Why Sherrod Brown Is Wall Street's Biggest Nightmare In Washington DC
APWith the impending retirement of Sen. Tim Johnson (D-S.D.), a vacancy will open up at the top of the Senate Banking Committee – and Wall Street lobbyists are terrified that one raspy-voiced man from Ohio will step in to fill the post.
Ohio Democratic Sen. Sherrod Brown has kept a relatively low-profile since his election to the Senate in 2006. But behind-the-scenes, he has built up a reputation as biggest bank-buster in the Democratic Party, superseding even Massachusetts' Sen. Elizabeth Warren as the top bogeyman for financial industry lobbyists.
Since the passage of the Dodd-Frank financial reform bill, Brown has become the leading voice in the Senate calling for breaking up big banks, introducing legislation in the last Congress that would have ensured that no bank held more than 10 percent of total insured deposits and capped non-deposit liabilities at 2 percent of GDP.
In practice, that measure would have forced the six biggest banks — Bank of America, JPMorgan Chase, Citigroup, Wells Fargo, Goldman Sachs, and Morgan Stanley — to shrink significantly, effectively putting an end to financial institutions that are "Too Big To Fail."
"The largest banks are in fact too big to fail, they are too complex to manage, and they are certainly too complicated to regulate," Brown said in a recent interview with Business Insider. "They continue to jeopardize our financial system because of their size, their complexity, their interconnectedness. And they also have advantages in capital markets over other banks, so limiting their non-deposit liabilities would make the whole system more competitive."
And while Brown's last attempt at ending Too Big To Fail gained little traction in Congress, — just three Republican voted for the amendment out of 33 votes total — the Ohio Democrat has not given up.

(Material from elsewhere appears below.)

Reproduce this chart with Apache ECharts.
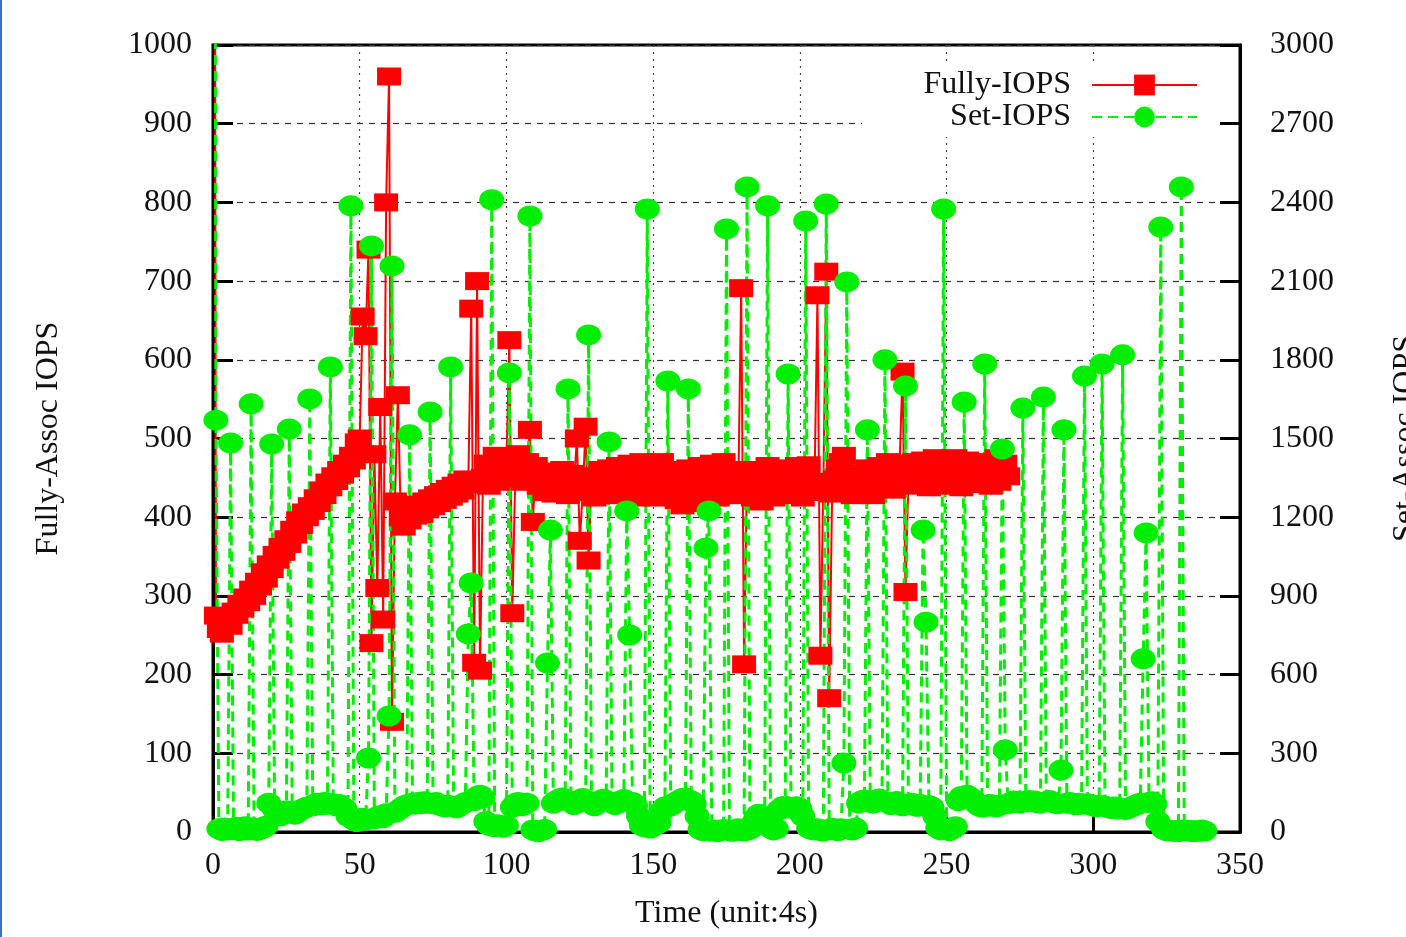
<!DOCTYPE html>
<html>
<head>
<meta charset="utf-8">
<script src="https://cdn.jsdelivr.net/npm/echarts@6/dist/echarts.min.js"></script>
<style>
html,body{margin:0;padding:0;background:#fff;}
#chart{width:1406px;height:937px;}
</style>
</head>
<body>
<div id="chart"></div>
<script>
// Time samples are 0,1,2,... (unit: 4s)
const xTicks = [0, 50, 100, 150, 200, 250, 300, 350];
const leftTicks = [0, 100, 200, 300, 400, 500, 600, 700, 800, 900, 1000];
const rightTicks = [0, 300, 600, 900, 1200, 1500, 1800, 2100, 2400, 2700, 3000];

// Fully-Assoc IOPS (left axis), samples 0..271
const fullyIOPS = [
3000,275,258,252,266,270,262,280,276,290,
284,298,292,308,300,318,312,330,322,340,
334,352,346,362,356,372,366,384,378,396,
390,406,400,414,408,424,418,434,428,444,
438,452,446,460,454,468,462,478,472,495,
500,655,630,740,240,480,310,540,270,800,
960,140,420,555,400,388,404,396,410,402,
416,404,420,410,424,414,428,418,432,422,
436,426,440,430,444,434,448,442,665,215,
700,205,450,468,440,462,478,445,472,455,
468,625,278,450,480,462,445,470,511,394,
465,440,455,432,458,445,430,452,438,460,
442,428,455,440,500,370,432,515,345,452,
425,448,460,430,445,462,428,450,465,438,
455,430,468,445,425,458,470,440,432,462,
448,425,455,470,438,430,460,445,422,440,
415,450,462,428,418,445,465,430,420,452,
468,440,425,455,470,435,428,458,445,430,
691,213,460,432,425,455,448,420,442,465,
438,425,450,462,430,445,458,428,440,465,
445,425,452,466,432,445,682,224,440,712,
170,430,448,462,470,478,455,438,428,445,
455,432,440,462,448,428,452,465,440,458,
470,445,435,458,468,585,305,448,462,470,
440,458,472,445,438,462,475,448,442,468,
455,440,465,475,448,438,460,472,445,458,
470,442,455,468,448,440,462,475,445,458,
468,452
];

// Set-Assoc IOPS (right axis), samples 0..338
const setIOPS = [
9000,1570,12,6,15,8,1483,10,18,5,
12,20,8,1632,15,6,10,14,22,110,
1479,85,70,62,75,80,1536,72,68,78,
85,90,95,1651,100,108,110,104,112,106,
1773,108,100,105,96,88,60,2387,45,40,
48,52,45,282,2234,50,58,62,55,70,
442,2158,75,82,90,98,104,1514,110,106,
112,108,115,110,1601,108,112,104,100,96,
102,1773,98,92,100,106,112,755,949,120,
135,140,130,40,25,2410,20,28,22,18,
25,1750,95,108,112,100,104,110,2348,8,
4,2,6,10,644,1151,110,118,125,130,
122,1689,115,105,110,120,128,122,1895,110,
100,108,118,125,120,1487,112,105,110,118,
124,1224,751,112,100,60,25,20,2375,15,
22,28,35,80,95,1719,100,108,115,120,
128,130,1689,118,108,60,10,5,1083,1224,
4,8,2,6,10,2299,5,3,8,12,
6,4,2459,10,30,55,68,62,40,2387,
15,8,12,85,95,98,1746,92,88,96,
90,60,2329,15,10,8,12,6,4,2394,
10,14,8,5,12,263,2097,10,8,15,
110,118,122,1533,115,110,120,126,118,1800,
112,105,110,116,108,100,1700,105,110,102,
98,105,1151,800,100,95,60,15,8,2375,
10,5,12,20,120,135,1639,140,130,125,
110,100,95,1784,98,105,100,96,102,1460,
313,108,112,118,114,110,1616,116,120,115,
118,112,110,1658,115,120,114,110,108,236,
1533,110,112,108,104,110,106,1738,108,104,
100,96,102,1784,98,94,90,95,88,92,
1819,86,90,95,100,105,110,660,1140,112,
115,108,40,2306,10,5,8,3,6,2,
2459,8,4,6,2,5,3,8,4
];

const FONT = '"Liberation Serif", "DejaVu Serif", serif';
const FS = 32;
const chart = echarts.init(document.getElementById('chart'), null, {renderer: 'canvas'});

const fullyData = fullyIOPS.map((v, i) => [i, v]);
const setData = setIOPS.map((v, i) => [i, v]);

const tickStyle = {show: true, inside: true, length: 20, lineStyle: {color: '#000', width: 3}};
const labelStyle = {fontFamily: FONT, fontSize: FS, color: '#111', formatter: v => String(v)};

chart.setOption({
  animation: false,
  backgroundColor: '#fff',
  grid: {left: 213, right: 166, top: 45, bottom: 105, containLabel: false, outerBoundsMode: 'none',
         show: true, borderColor: '#000', borderWidth: 3, backgroundColor: 'transparent'},
  legend: {
    orient: 'vertical',
    right: 191,
    top: 65,
    align: 'right',
    itemWidth: 105,
    itemHeight: 26,
    itemGap: 0,
    padding: [4, 17, 4, 49],
    backgroundColor: '#fff',
    textStyle: {fontFamily: FONT, fontSize: FS, color: '#111', width: 160, align: 'right', lineHeight: 26, padding: [0, 16, 0, 0]},
    data: ['Fully-IOPS', 'Set-IOPS']
  },
  xAxis: {
    type: 'value', min: xTicks[0], max: xTicks[xTicks.length - 1], interval: 50,
    name: 'Time (unit:4s)', nameLocation: 'middle', nameGap: 66,
    nameTextStyle: {fontFamily: FONT, fontSize: FS, color: '#111'},
    axisLine: {show: true, onZero: false, lineStyle: {color: '#000', width: 3}},
    axisTick: tickStyle,
    axisLabel: Object.assign({margin: 18}, labelStyle),
    splitLine: {show: true, lineStyle: {color: '#444', width: 1.2, type: [2, 5]}}
  },
  yAxis: [
    {
      type: 'value', min: leftTicks[0], max: leftTicks[leftTicks.length - 1], interval: 100,
      name: 'Fully-Assoc IOPS', nameLocation: 'middle', nameGap: 148, nameRotate: 90,
      nameTextStyle: {fontFamily: FONT, fontSize: FS, color: '#111'},
      axisLine: {show: true, lineStyle: {color: '#000', width: 3}},
      axisTick: tickStyle,
      axisLabel: Object.assign({margin: 21}, labelStyle),
      splitLine: {show: true, lineStyle: {color: '#333', width: 1.2, type: [6, 6]}}
    },
    {
      type: 'value', min: rightTicks[0], max: rightTicks[rightTicks.length - 1], interval: 300,
      position: 'right',
      name: 'Set-Assoc IOPS', nameLocation: 'middle', nameGap: 150, nameRotate: 90,
      nameTextStyle: {fontFamily: FONT, fontSize: FS, color: '#111'},
      axisLine: {show: true, lineStyle: {color: '#000', width: 3}},
      axisTick: tickStyle,
      axisLabel: Object.assign({margin: 30}, labelStyle),
      splitLine: {show: false}
    }
  ],
  series: [
    {
      name: 'Fully-IOPS', type: 'line', yAxisIndex: 0,
      data: fullyData,
      showAllSymbol: true,
      symbol: 'rect', symbolSize: [24, 18],
      color: '#ff0000',
      itemStyle: {color: '#ff0000'},
      lineStyle: {color: '#ff0000', width: 2},
      clip: true
    },
    {
      name: 'Set-IOPS', type: 'line', yAxisIndex: 1,
      data: setData,
      showAllSymbol: true,
      symbol: 'circle', symbolSize: [25, 21],
      color: '#00ee00',
      itemStyle: {color: '#00ee00'},
      lineStyle: {color: '#00ee00', width: 3, type: [10, 6]},
      clip: true
    }
  ],
  graphic: [
    {type: 'rect', left: 0, top: 0, shape: {width: 2, height: 937}, style: {fill: '#3d6fc8'}, z: 100}
  ]
});
</script>
</body>
</html>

This year, he's teamed up with Louisiana Republican Sen. David Vitter to craft similar legislation, and says that, so far, 10 Republican lawmakers have gotten on board.
Brown sees this fresh, bipartisan support as indication that the tides are turning on Wall Street's biggest banks.
"I think the momentum has been building in the last year," Brown said. "You're seeing writers as varied as George Will and Gretchen Morgenson of the New York Times to people like Jon Huntsman and [former FDIC Chair] Sheila Bair, who have come out of Republican politics, and Fed Governors like Richard Fisher [president of the Dallas Fed] and Dan Tarullo – a host of people who have been very serious thinkers about these things — realize that this is a significant problem in the financial system." "There has been more progress over the last year than any of us thought was possible," he added. But Brown admits that he is up against some powerful foes — and they have a vested interest in keeping the Banking Committee gavel out of the Ohioan's hands. "These banks are not just powerful in the marketplace, they are also politically powerful," Brown said. "That's why it doesn't come easy – because of their political power with agencies, with Congress, all of that." Unlike some of his Senate colleagues, Brown has avoided political grandstanding. He rarely appears on the Sunday talk shows, and most people outside of Ohio probably wouldn't recognize his face. But therein, perhaps, lies his political power. Senate staffers on both sides of the aisles readily admit that Brown is affable, and generally well-liked around the Hill — a fact which makes it difficult for Wall Street lobbyists to turn him into a political lightning rod as the Senate leadership works out who will succeed Johnson. "I'm just building the coalition here fairly quietly," Brown said. "It's not an issue that people rally around so much — breaking up the banks, limiting their liabilities, that's not something that excites people particularly. But I think it will. We're seeing intellectual and political support growing, and I think we'll continue to see that." "I'll keep speaking out about it," he promised. "I think the issues here are serious, they're of substance, and there's just so much more support here than there was three years ago."